Am 31. Dezember bedient die Tankstelle in Hallenberg zum letzten Mal ihre Zapfsäulen. Angela Paffe (65), Betreiberin der traditionsreichen Tankstelle, verabschiedet sich von ihren Kunden – und von einem Ort, der für viele mehr war als nur eine Anlaufstelle zum Tanken.
Ein Familienbetrieb mit Geschichte
1952 gründete Angela Paffes Vater, Richard Ante, die Tankstelle, nachdem er seinen ersten Vertrag mit Shell unterzeichnet hatte. Damals gab es in Hallenberg nur fünf Autos, und die kleine Tankstation war oft unbesetzt. „Da gab es einen Bimmelschlauch – wenn man drüberfuhr, hat es gebimmelt. Dann ging meine Mutter runter und hat bedient“, erzählt Paffe. Ihre Mutter Alwine kümmerte sich um die Tankstation, während ihr Vater sich auf Autoreparaturen spezialisierte. In diesen Anfangsjahren gab es nur eine einzige Zapfsäule, die von einem Tankwart bedient wurde. Luftdruckkontrolle und das Putzen der Scheiben gehörten selbstverständlich dazu. Zum Verkauf standen lediglich Öl, Scheibenreiniger und kleine Blumenväschen.

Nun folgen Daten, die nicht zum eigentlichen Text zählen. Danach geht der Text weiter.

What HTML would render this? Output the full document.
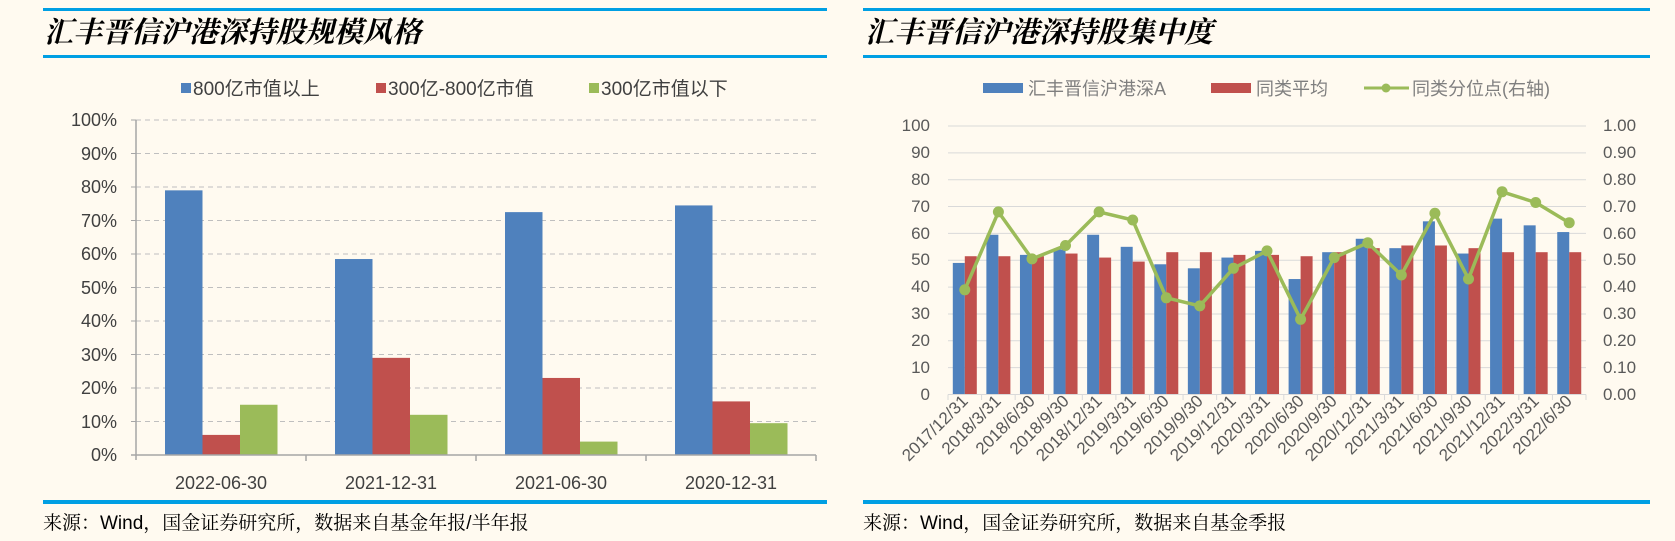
<!DOCTYPE html>
<html><head><meta charset="utf-8"><style>
html,body{margin:0;padding:0;background:#fffaf0;}
svg{display:block;}
text{font-family:"Liberation Sans","Noto Sans CJK SC",sans-serif;}
.t{font-family:"Liberation Serif","Noto Serif CJK SC",serif;font-style:italic;font-weight:bold;font-size:29px;fill:#000;}
.f{font-family:"Liberation Sans","Noto Serif CJK SC",serif;font-size:19px;fill:#000;}
.ax{font-size:18px;fill:#404040;}
.ax2{font-size:17px;fill:#595959;}
.lg{font-size:19px;fill:#404040;}
.lg2{font-size:18px;fill:#7f7f7f;}
</style></head><body>
<svg id="s" width="1675" height="541" viewBox="0 0 1675 541" xmlns="http://www.w3.org/2000/svg">
<rect width="1675" height="541" fill="#fffaf0"/>
<rect x="43" y="8" width="784" height="3" fill="#009fe3"/>
<rect x="43" y="55" width="784" height="3" fill="#009fe3"/>
<rect x="43" y="500" width="784" height="4" fill="#009fe3"/>
<text class="t" x="44" y="42">汇丰晋信沪港深持股规模风格</text>
<text class="f" x="43" y="529">来源：Wind，国金证券研究所，数据来自基金年报/半年报</text>
<rect x="863" y="8" width="787" height="3" fill="#009fe3"/>
<rect x="863" y="55" width="787" height="3" fill="#009fe3"/>
<rect x="863" y="500" width="787" height="4" fill="#009fe3"/>
<text class="t" x="865" y="42">汇丰晋信沪港深持股集中度</text>
<text class="f" x="863" y="529">来源：Wind，国金证券研究所，数据来自基金季报</text>

<rect x="181" y="83" width="10" height="10" fill="#4f81bd"/><text class="lg" x="193" y="95">800亿市值以上</text>
<rect x="376" y="83" width="10" height="10" fill="#c0504d"/><text class="lg" x="388" y="95">300亿-800亿市值</text>
<rect x="589" y="83" width="10" height="10" fill="#9bbb59"/><text class="lg" x="601" y="95">300亿市值以下</text>

<g id="lgrid" stroke="#bfbfbf" stroke-dasharray="5,4" stroke-width="1"></g>
<g class="ax" text-anchor="end">
<text x="117" y="461">0%</text><text x="117" y="428">10%</text><text x="117" y="394">20%</text><text x="117" y="361">30%</text><text x="117" y="327">40%</text><text x="117" y="294">50%</text><text x="117" y="260">60%</text><text x="117" y="227">70%</text><text x="117" y="193">80%</text><text x="117" y="160">90%</text><text x="117" y="126">100%</text>
</g>
<g id="lbars"></g>
<g stroke="#a6a6a6" stroke-width="1.5">
<line x1="136" y1="120" x2="136" y2="460"/><line x1="131" y1="455" x2="816" y2="455"/>
<line x1="306" y1="455" x2="306" y2="461"/><line x1="476" y1="455" x2="476" y2="461"/><line x1="646" y1="455" x2="646" y2="461"/><line x1="816" y1="455" x2="816" y2="461"/>
</g>
<g class="ax" text-anchor="middle">
<text x="221" y="489">2022-06-30</text><text x="391" y="489">2021-12-31</text><text x="561" y="489">2021-06-30</text><text x="731" y="489">2020-12-31</text>
</g>

<rect x="983" y="83" width="40" height="10" fill="#4f81bd"/><text class="lg2" x="1028" y="95">汇丰晋信沪港深A</text>
<rect x="1211" y="83" width="40" height="10" fill="#c0504d"/><text class="lg2" x="1256" y="95">同类平均</text>
<line x1="1364" y1="88" x2="1409" y2="88" stroke="#9bbb59" stroke-width="3"/><circle cx="1386" cy="88" r="4.5" fill="#9bbb59"/><text class="lg2" x="1412" y="95">同类分位点(右轴)</text>

<g id="rgrid" stroke="#d9d9d9" stroke-width="1"></g>
<g class="ax2" text-anchor="end">
<text x="930" y="400">0</text><text x="930" y="373">10</text><text x="930" y="346">20</text><text x="930" y="319">30</text><text x="930" y="292">40</text><text x="930" y="265">50</text><text x="930" y="239">60</text><text x="930" y="212">70</text><text x="930" y="185">80</text><text x="930" y="158">90</text><text x="930" y="131">100</text>
</g>
<g class="ax2">
<text x="1603" y="400">0.00</text><text x="1603" y="373">0.10</text><text x="1603" y="346">0.20</text><text x="1603" y="319">0.30</text><text x="1603" y="292">0.40</text><text x="1603" y="265">0.50</text><text x="1603" y="239">0.60</text><text x="1603" y="212">0.70</text><text x="1603" y="185">0.80</text><text x="1603" y="158">0.90</text><text x="1603" y="131">1.00</text>
</g>
<g id="rbars"></g>
<g id="rticks" stroke="#d9d9d9" stroke-width="1"></g>
<g id="rline"></g>
<g class="ax2" text-anchor="end">
<text transform="translate(969,402) rotate(-45)">2017/12/31</text>
<text transform="translate(1002,402) rotate(-45)">2018/3/31</text>
<text transform="translate(1036,402) rotate(-45)">2018/6/30</text>
<text transform="translate(1070,402) rotate(-45)">2018/9/30</text>
<text transform="translate(1103,402) rotate(-45)">2018/12/31</text>
<text transform="translate(1137,402) rotate(-45)">2019/3/31</text>
<text transform="translate(1170,402) rotate(-45)">2019/6/30</text>
<text transform="translate(1204,402) rotate(-45)">2019/9/30</text>
<text transform="translate(1237,402) rotate(-45)">2019/12/31</text>
<text transform="translate(1271,402) rotate(-45)">2020/3/31</text>
<text transform="translate(1305,402) rotate(-45)">2020/6/30</text>
<text transform="translate(1338,402) rotate(-45)">2020/9/30</text>
<text transform="translate(1372,402) rotate(-45)">2020/12/31</text>
<text transform="translate(1405,402) rotate(-45)">2021/3/31</text>
<text transform="translate(1439,402) rotate(-45)">2021/6/30</text>
<text transform="translate(1473,402) rotate(-45)">2021/9/30</text>
<text transform="translate(1506,402) rotate(-45)">2021/12/31</text>
<text transform="translate(1540,402) rotate(-45)">2022/3/31</text>
<text transform="translate(1573,402) rotate(-45)">2022/6/30</text>
</g>
</svg>
<script>
var NS="http://www.w3.org/2000/svg";
function el(p,t,a){var e=document.createElementNS(NS,t);for(var k in a)e.setAttribute(k,a[k]);document.getElementById(p).appendChild(e);return e;}
for(var i=1;i<=10;i++){var y=455-i*33.5;el("lgrid","line",{x1:136,y1:y,x2:816,y2:y});el("lgrid","line",{x1:131,y1:y,x2:136,y2:y,"stroke-dasharray":"none","stroke":"#a6a6a6"});}
var L=[[79,6,15],[58.5,29,12],[72.5,23,4],[74.5,16,9.5]],C=["#4f81bd","#c0504d","#9bbb59"];
L.forEach(function(g,i){g.forEach(function(v,j){var h=v*3.35;el("lbars","rect",{x:165+i*170+j*37.5,y:455-h,width:37.5,height:h,fill:C[j]});});});
var k=2.685;
for(var i=1;i<=10;i++){var y=394.5-i*26.85;el("rgrid","line",{x1:948,y1:y,x2:1586,y2:y});}
el("rticks","line",{x1:948,y1:394.5,x2:1586,y2:394.5});
var B=[49,59.5,52,54,59.5,55,48.5,47,51,53.5,43,53,58,54.5,64.5,52.5,65.5,63,60.5];
var R=[51.5,51.5,51.5,52.5,51,49.5,53,53,52,52,51.5,53,54.5,55.5,55.5,54.5,53,53,53];
var G=[39,68,50.5,55.5,68,65,36,33,47,53.5,28,51,56.5,44.5,67.5,43,75.5,71.5,64];
var w=33.58,pts=[];
for(var i=0;i<19;i++){var x0=948+i*w;
el("rbars","rect",{x:x0+4.8,y:394.5-B[i]*k,width:12,height:B[i]*k,fill:"#4f81bd"});
el("rbars","rect",{x:x0+16.8,y:394.5-R[i]*k,width:12,height:R[i]*k,fill:"#c0504d"});
el("rticks","line",{x1:x0,y1:394.5,x2:x0,y2:400});
pts.push((x0+w/2).toFixed(1)+","+(394.5-G[i]*k).toFixed(1));}
el("rticks","line",{x1:1586,y1:394.5,x2:1586,y2:400});
el("rline","polyline",{points:pts.join(" "),fill:"none",stroke:"#9bbb59","stroke-width":3.5,"stroke-linejoin":"round"});
pts.forEach(function(p){var a=p.split(",");el("rline","circle",{cx:a[0],cy:a[1],r:5.5,fill:"#9bbb59"});});
</script>
</body></html>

„Früher mussten wir mehrmals täglich auf den sechs bis sieben Meter hohen Mast klettern, um die Preise zu ändern.“
Über die Jahre wurde die Tankstelle mehrfach modernisiert. Eine der größten Erleichterungen war der neue Preismast Mitte der 2000er-Jahre. „Früher mussten wir mehrmals täglich auf den sechs bis sieben Meter hohen Mast klettern, um die Preise zu ändern“, erinnert sich Angela Pfaffe. Mit einer langen Leiter balancierte man dabei in luftiger Höhe, um Schrauben zu lösen – besonders im Winter mit kalten Händen war das eine Herausforderung. Dann fiel mitunter eine Schraube herunter und verschwand im Schnee. Heute hingegen funktioniere vieles automatisiert. Der moderne Preismast passt sich selbst an, und auch der Tankbestand wird automatisch überwacht. „Die sehen von Hamburg aus, ob wir was brauchen“, erklärt Paffe.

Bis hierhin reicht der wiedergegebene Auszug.